Your staging environment, running your artificially crafted load test, is measuring a ghost.

If You Load Test, You’ll Find Problems — And Then You’ll Have to Fix Them

This is the hidden cost that nobody talks about.

Let’s say you run a load test and discover that your database connection pool exhausts at 800 concurrent users. Congratulations. Now you have a known problem. And because it’s a known problem, your manager has seen the report, it’s been added to the backlog, and you will be expected to fix it before the next launch.

But here’s the alternative: you never run the load test. Now:

  • The problem might never happen (800 concurrent users is optimistic for your product)
  • If it does happen, you fix it in production with a real config change in 15 minutes
  • You get a war story instead of a Jira ticket
  • The war story is better for your LinkedIn profile

As XKCD #1205 so accurately calculated, the return on investment for preventing something depends entirely on how often that something actually happens. If your app peaks at 40 users, the ROI of load testing is indistinguishable from zero.

The PHB Principle of Load Testing

In Dilbert, the Pointy-Haired Boss once overheard that competitors were “load testing their infrastructure” and immediately mandated that the team do the same. Wally spent three weeks setting up a load testing environment, produced a 47-page PDF report that nobody read, and declared the system “enterprise-grade validated.”

The system crashed the next day under real traffic because Wally had been testing the staging URL, which pointed at an empty database.

This is not a cautionary tale. This is a template.

“Chaos Engineering” Is Just Load Testing for People Who Need a Rebrand

After Netflix introduced Chaos Monkey, every company with seven microservices decided they needed a chaos engineering practice. What they got was load testing with better marketing.

Let me compare these directly:

Practice What You Do What You Learn What Actually Breaks
Load Testing Simulate traffic spikes Your DB dies at 500 req/s Staging environment
Chaos Engineering Kill random services Your system has dependencies Your on-call engineer’s sleep
Production Traffic Deploy and wait Everything, eventually Production (real impact!)

Production traffic is free. It’s continuous. It tests exactly the system your users are using. It finds bugs in the order that they actually matter to your business. It has no setup cost, no maintenance burden, and no false positives.

The only downside is that it sometimes breaks in front of real users. But that’s just live user research, and it’s more honest than anything you’d learn in a controlled environment.

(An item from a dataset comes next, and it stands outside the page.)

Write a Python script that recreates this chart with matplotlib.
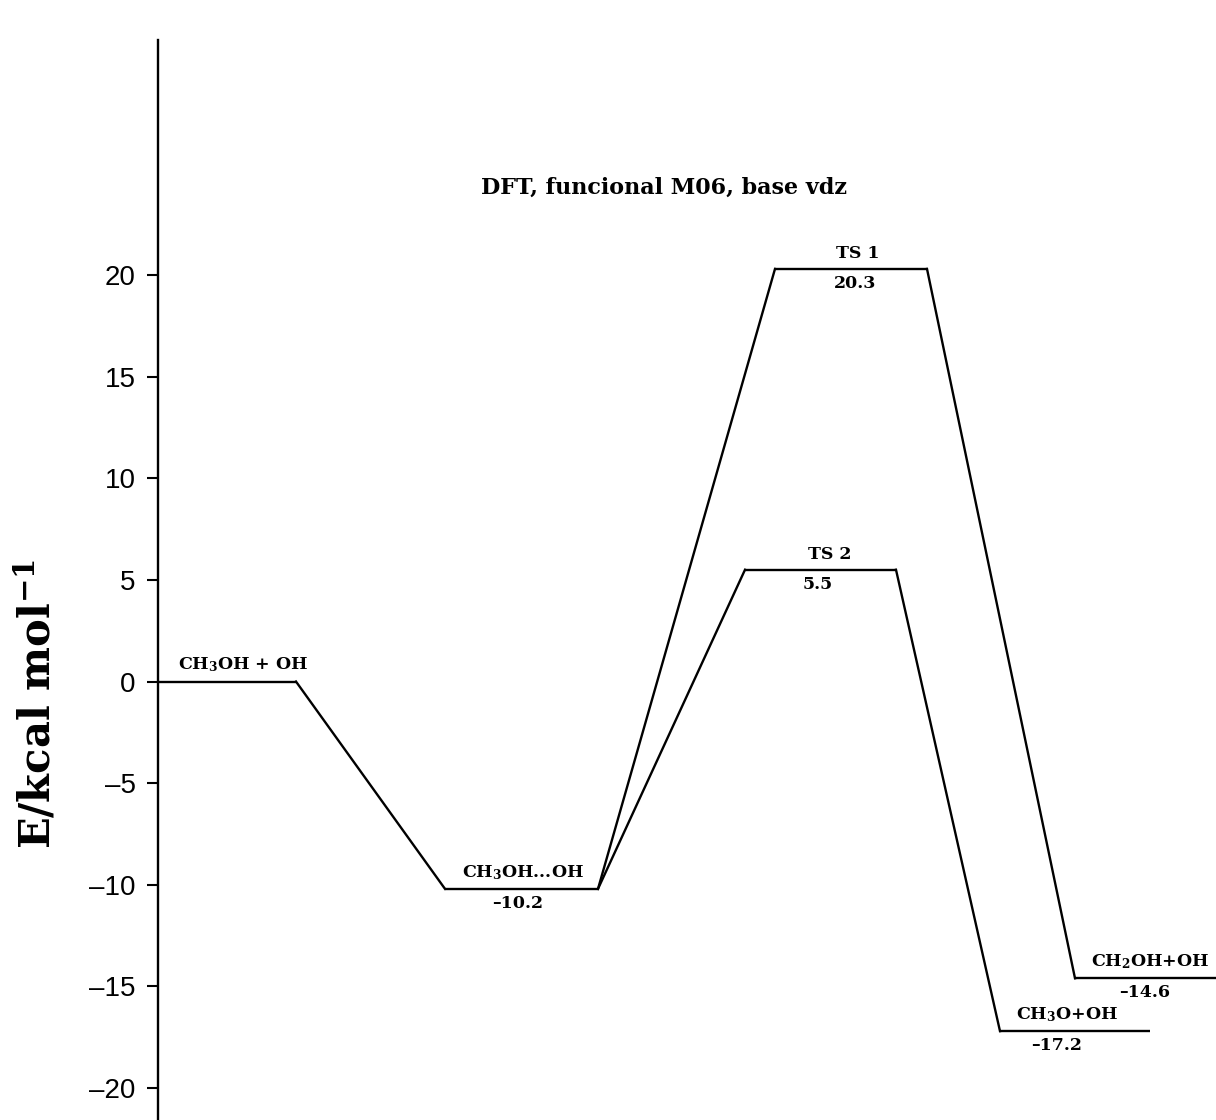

The Cost-Benefit Analysis Nobody Does

Let’s do the math that XKCD #1205 would do:

  • Time to set up load testing: 2 days
  • Time to write meaningful test scenarios: 3 days
  • Time to interpret results and argue about thresholds: 2 days
  • Time to fix issues found: 1–2 weeks (each)
  • Probability those issues would have happened in production: 15–30%
  • Value generated: it depends, but probably less than you spent

Meanwhile:

  • Time to deploy to production: whatever your current pipeline takes
  • Time to monitor in production: the cost of being a professional
  • Time to fix real issues when they appear: the same time as above, but with accurate data

I have been deploying without load tests for 47 years. My production systems have failed in creative and interesting ways. Every single failure taught me something real. None of it was something I would have discovered in a Locust script, because Locust doesn’t simulate users who log in with a space in their username, or the batch job that someone added to the cron tab in 2018 that fires at 11:57 PM every third Tuesday, or the sales team that CC’d 400 people on a password reset email.

What to Do Instead

  1. Deploy to production with a feature flag limiting exposure to 1% of users
  2. Watch your metrics dashboard for 20 minutes
  3. Scale horizontally if things get slow (this takes 4 minutes with auto-scaling)
  4. Fix it if something breaks
  5. Tell everyone the story at the next retrospective as a lesson learned

This process takes one afternoon and produces the same result as three weeks of load testing, except the knowledge is real because it came from real users.

The correct motto is: “Optimism-Driven Development.” Assume it will work. Deploy. Discover. Repeat.


The author’s most successful deployment happened after skipping load testing entirely to “meet the Thursday deadline.” The service has been running uninterrupted for nine months. The author has no idea why. They’ve decided not to look too closely.